SEATTLE — It is a familiar argument.
"I cry every day because of the crisis I see," said Renee McCoy, who lives on lower Queen Anne.
The argument is that the city of Seattle is getting too expensive for ordinary people to live there, even as it is experiencing a building boom.
"I'm not sure who thinks it's so good," McCoy added. "Or if it's good for who? Because it certainly isn't good for the average person."
"We need to ensure that every landlord is required to offer tenants a payment plan for these costs," said a woman who described herself as a struggling black mother. "Otherwise, Seattle will become a playground for the wealthy while the rest of us are forced to leave."
And the Seattle City Council seemed poised to do just that, to force landlords to limit the move-in fees and allow those fees to be paid in installments.
But the legislation has run into fierce opposition from some landlords.
"They're not looking at the landlord voice," said Windermere property manager Cassie Walker Johnson.

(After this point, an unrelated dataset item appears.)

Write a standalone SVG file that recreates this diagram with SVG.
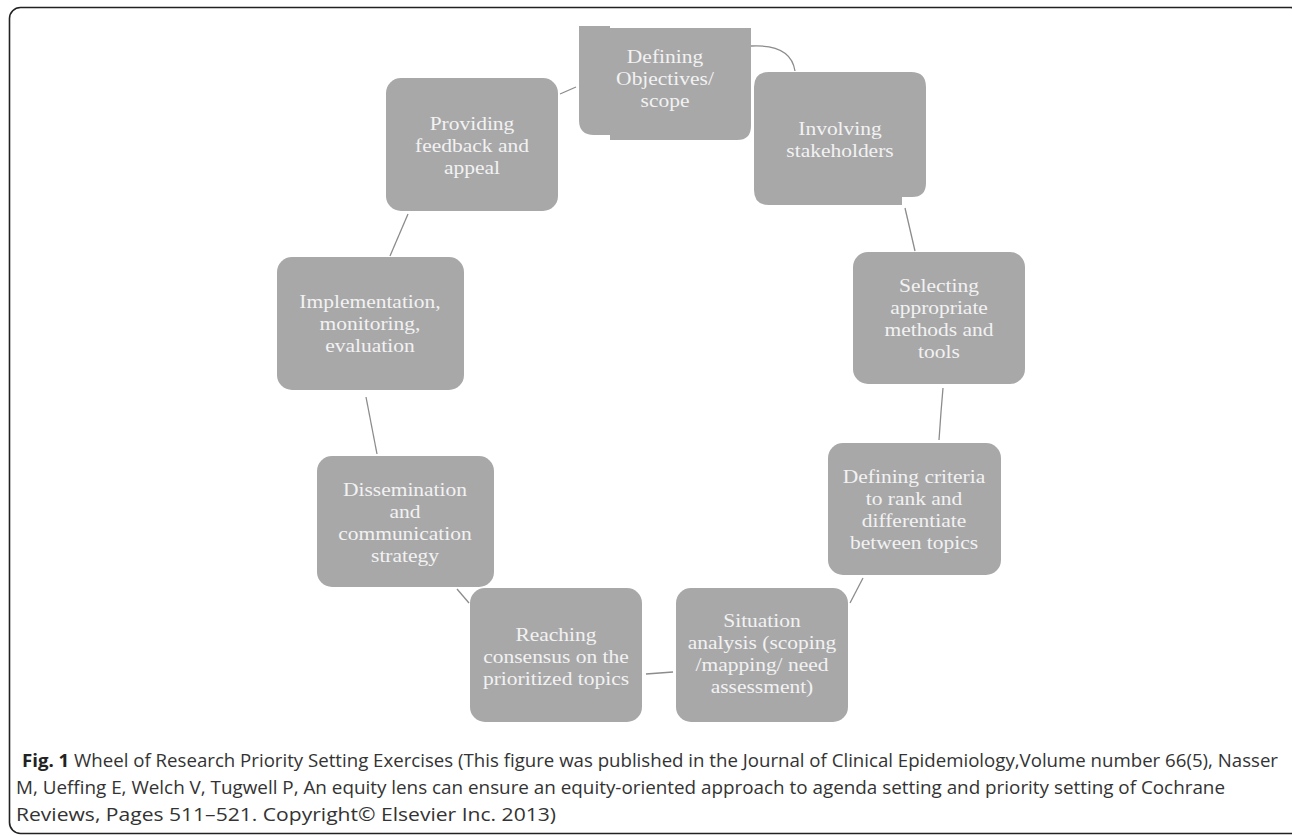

She says the bill could force some landlords out of Seattle.
"Let's have the landlords help write these bills and these regulations that it make it pro-tenant and pro-landlord," Walker Johnson said.
So when Juarez asked to delay the vote, she was met with jeers.
"My sole purpose is requesting that this very important piece of legislation be referred back to committee," said Councilmember Debora Juarez, to boos.
Nevertheless, the council agreed.
"The motion to refer passed 7 to 2," said City Council President Bruce Harrell. "We will move to the next bill."
He was booed, too.
It almost certainly means there will be changes to the legislation.
Juarez said the council needs the expertise of landlords to make sure the bill's provisions can be enforced.